What is Liquidity Pool? | CryptoWallet.com

What is Liquidity Pool?

A liquidity pool is a supply of cryptocurrencies or tokens locked in a smart contract in order to keep a decentralized exchange (DEX) liquid for trades to be executed. Liquidity pools allow users to pool their assets in a DEX’s smart contract to provide liquidity for traders to swap between currencies. 

Liquidity pools facilitate speed, and convenience to the DeFi ecosystem like decentralized trading, lending, borrowing and other DeFi activities. Liquidity pools are the foundation of many decentralized exchanges (DEX), such as Uniswap and Pancakeswap. 

Those who provide assets are called liquidity providers (LP). They add an equal value of two tokens in a pool to create a market. In exchange for providing their funds, they earn trading fees from the trades that happen in their pool, according to the ratio of liquidity they provide.

When DEXs started out, it was difficult to find enough people willing to trade on a regular basis. AMMs solve this problem of insufficient liquidity by creating liquidity pools and enabling liquidity providers to supply these pools with assets without a 3rd party. 

How do DeFi liquidity pools work?

A single liquidity pool typically holds 2 tokens and each pool creates a new market for that particular pair of tokens. DAI/ETH is a good example of a popular liquidity pool on a DEX like Uniswap.

A liquidity pool must be built in such a way that rewards crypto liquidity providers who stake their assets in a pool. Hence, most liquidity providers earn trading fees and crypto rewards from the DEXs they provide liquidity for. When a user stakes their assets in a liquidity pool, such user is often rewarded with liquidity provider (LP) tokens. 

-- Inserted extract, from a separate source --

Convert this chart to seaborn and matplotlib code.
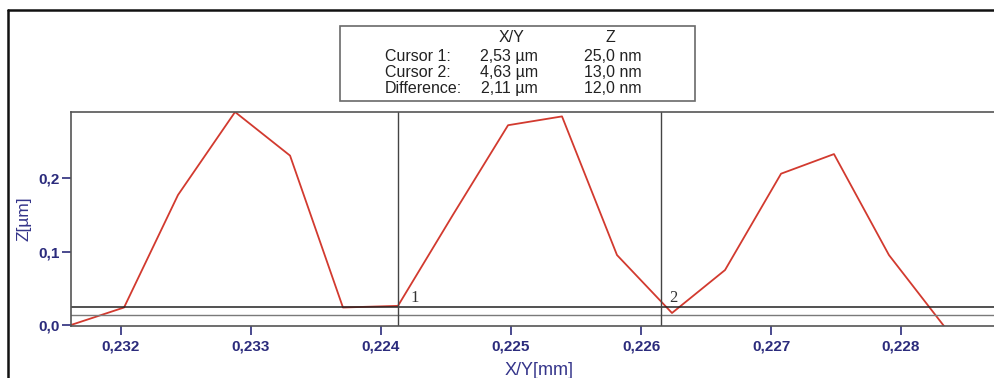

LP tokens are assets that can be used throughout the DeFi ecosystem in various degrees. The LP tokens a user gets is according to the amount of liquidity they have supplied to the pool. When a pool facilitates a trade, the trading fee is proportionally shared amongst the LP token holders. 

If a liquidity provider intends to get back the liquidity they provided in addition to accrued fees from their portion, their LP tokens must be burned.